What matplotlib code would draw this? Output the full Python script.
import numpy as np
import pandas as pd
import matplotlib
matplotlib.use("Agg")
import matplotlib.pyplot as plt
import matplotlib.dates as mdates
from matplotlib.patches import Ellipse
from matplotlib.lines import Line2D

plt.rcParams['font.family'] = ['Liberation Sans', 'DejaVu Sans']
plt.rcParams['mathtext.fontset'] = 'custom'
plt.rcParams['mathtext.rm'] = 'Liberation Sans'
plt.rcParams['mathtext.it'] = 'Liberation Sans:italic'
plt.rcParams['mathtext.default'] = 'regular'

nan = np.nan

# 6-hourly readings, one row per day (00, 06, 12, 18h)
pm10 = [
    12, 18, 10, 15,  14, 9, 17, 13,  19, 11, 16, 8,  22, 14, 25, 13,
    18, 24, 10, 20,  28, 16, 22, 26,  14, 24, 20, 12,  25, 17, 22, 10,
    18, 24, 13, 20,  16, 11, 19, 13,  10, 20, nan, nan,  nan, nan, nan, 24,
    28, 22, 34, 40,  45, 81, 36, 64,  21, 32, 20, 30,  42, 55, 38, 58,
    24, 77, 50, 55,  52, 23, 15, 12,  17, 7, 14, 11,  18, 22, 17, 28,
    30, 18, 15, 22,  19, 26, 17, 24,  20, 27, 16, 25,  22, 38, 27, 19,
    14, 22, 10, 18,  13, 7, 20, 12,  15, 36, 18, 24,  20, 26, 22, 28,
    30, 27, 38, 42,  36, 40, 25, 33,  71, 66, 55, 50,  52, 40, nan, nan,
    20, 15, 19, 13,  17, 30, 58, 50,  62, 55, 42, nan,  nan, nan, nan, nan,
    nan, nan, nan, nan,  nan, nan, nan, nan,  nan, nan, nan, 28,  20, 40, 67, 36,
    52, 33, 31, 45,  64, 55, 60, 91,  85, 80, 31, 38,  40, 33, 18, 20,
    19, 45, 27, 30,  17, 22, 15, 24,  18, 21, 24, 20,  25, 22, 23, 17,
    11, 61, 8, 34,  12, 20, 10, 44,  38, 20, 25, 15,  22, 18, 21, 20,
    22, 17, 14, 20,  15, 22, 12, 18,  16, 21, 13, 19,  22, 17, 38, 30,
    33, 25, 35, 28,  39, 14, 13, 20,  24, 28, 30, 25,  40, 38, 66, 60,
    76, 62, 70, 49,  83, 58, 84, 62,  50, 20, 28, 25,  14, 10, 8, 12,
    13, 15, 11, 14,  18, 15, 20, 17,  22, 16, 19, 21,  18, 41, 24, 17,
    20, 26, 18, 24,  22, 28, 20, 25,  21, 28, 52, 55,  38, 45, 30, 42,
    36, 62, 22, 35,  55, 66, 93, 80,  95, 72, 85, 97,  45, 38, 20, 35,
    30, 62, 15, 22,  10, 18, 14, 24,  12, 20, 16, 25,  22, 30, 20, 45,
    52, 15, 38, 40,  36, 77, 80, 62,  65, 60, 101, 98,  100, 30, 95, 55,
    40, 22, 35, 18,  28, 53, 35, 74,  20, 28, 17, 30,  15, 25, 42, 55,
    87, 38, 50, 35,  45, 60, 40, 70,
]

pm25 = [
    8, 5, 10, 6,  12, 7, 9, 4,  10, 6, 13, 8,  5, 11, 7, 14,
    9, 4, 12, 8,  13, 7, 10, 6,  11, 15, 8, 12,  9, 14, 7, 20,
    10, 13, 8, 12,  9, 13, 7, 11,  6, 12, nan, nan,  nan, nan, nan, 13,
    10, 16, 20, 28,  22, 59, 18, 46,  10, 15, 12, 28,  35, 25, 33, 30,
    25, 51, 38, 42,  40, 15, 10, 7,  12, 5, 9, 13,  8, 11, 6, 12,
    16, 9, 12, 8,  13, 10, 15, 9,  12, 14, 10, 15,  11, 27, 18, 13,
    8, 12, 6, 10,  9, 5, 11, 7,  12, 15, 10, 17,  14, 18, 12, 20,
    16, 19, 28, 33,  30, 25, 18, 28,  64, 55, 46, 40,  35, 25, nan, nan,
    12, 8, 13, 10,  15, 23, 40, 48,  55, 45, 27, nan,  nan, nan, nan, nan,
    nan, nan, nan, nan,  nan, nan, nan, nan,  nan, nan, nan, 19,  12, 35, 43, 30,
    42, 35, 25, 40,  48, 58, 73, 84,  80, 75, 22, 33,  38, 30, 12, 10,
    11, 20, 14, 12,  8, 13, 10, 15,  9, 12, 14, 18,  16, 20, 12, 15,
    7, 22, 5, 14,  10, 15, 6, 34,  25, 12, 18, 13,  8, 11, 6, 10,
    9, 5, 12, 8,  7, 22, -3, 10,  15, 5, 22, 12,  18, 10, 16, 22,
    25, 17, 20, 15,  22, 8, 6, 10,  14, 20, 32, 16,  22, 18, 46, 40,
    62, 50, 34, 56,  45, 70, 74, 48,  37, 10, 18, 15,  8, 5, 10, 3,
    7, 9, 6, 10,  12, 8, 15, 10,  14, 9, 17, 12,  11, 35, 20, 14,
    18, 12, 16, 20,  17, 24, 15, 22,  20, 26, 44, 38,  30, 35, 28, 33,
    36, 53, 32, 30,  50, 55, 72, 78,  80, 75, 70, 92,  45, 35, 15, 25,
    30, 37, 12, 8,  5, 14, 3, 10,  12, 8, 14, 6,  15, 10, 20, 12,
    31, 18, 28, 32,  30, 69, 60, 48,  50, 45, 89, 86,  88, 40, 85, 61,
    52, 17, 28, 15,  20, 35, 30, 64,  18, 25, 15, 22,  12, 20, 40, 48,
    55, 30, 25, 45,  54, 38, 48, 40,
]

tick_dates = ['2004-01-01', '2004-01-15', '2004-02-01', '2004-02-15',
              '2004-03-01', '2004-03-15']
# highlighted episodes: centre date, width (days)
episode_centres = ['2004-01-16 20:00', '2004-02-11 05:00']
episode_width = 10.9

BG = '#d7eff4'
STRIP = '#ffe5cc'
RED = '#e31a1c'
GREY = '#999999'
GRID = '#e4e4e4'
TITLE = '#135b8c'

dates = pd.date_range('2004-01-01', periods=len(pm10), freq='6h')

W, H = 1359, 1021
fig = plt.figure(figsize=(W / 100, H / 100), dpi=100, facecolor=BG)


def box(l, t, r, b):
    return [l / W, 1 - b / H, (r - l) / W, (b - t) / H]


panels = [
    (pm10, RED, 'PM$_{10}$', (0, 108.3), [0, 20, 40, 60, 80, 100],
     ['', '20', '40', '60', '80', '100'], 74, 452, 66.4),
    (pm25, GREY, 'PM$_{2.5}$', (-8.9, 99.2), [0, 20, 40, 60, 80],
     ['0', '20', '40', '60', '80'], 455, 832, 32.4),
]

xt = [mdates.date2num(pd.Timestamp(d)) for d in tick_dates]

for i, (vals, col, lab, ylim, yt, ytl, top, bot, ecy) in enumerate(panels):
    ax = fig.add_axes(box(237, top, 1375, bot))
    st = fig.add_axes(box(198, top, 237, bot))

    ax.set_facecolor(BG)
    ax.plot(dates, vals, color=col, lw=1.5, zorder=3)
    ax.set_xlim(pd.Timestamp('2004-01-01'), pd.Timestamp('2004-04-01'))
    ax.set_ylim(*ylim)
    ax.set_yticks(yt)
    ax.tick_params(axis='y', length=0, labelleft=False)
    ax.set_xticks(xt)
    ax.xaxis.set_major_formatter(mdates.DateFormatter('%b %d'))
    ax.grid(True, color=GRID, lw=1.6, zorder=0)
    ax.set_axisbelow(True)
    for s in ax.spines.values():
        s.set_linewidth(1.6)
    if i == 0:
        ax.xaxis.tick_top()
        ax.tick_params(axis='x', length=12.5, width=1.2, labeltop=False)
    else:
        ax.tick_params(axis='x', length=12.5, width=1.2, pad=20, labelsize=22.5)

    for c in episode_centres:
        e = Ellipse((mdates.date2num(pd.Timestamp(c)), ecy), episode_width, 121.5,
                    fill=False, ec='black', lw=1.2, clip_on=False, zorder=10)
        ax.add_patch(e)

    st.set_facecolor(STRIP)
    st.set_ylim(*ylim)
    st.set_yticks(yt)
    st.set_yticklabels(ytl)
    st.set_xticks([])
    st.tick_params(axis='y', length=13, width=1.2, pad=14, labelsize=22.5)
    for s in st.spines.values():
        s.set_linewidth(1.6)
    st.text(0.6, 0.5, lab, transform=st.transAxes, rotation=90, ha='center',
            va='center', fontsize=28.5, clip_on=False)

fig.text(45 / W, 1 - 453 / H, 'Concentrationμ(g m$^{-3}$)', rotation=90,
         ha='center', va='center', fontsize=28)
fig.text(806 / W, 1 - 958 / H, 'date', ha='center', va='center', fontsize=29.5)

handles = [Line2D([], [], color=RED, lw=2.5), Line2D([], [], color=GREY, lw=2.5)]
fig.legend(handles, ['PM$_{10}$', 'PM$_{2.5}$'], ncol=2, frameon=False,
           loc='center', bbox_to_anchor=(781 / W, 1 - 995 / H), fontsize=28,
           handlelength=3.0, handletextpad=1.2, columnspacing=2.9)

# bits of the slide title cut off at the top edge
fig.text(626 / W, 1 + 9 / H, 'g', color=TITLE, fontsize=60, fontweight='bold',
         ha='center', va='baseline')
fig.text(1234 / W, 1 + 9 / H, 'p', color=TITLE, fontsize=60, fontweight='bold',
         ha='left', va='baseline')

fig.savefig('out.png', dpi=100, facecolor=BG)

#### What is expected:
Give the lines again, exactly as they stand, from the beginning of the data through the line with "nan = np.nan".

#### Full output:
What matplotlib code would draw this? Output the full Python script.
import numpy as np
import pandas as pd
import matplotlib
matplotlib.use("Agg")
import matplotlib.pyplot as plt
import matplotlib.dates as mdates
from matplotlib.patches import Ellipse
from matplotlib.lines import Line2D

plt.rcParams['font.family'] = ['Liberation Sans', 'DejaVu Sans']
plt.rcParams['mathtext.fontset'] = 'custom'
plt.rcParams['mathtext.rm'] = 'Liberation Sans'
plt.rcParams['mathtext.it'] = 'Liberation Sans:italic'
plt.rcParams['mathtext.default'] = 'regular'

nan = np.nan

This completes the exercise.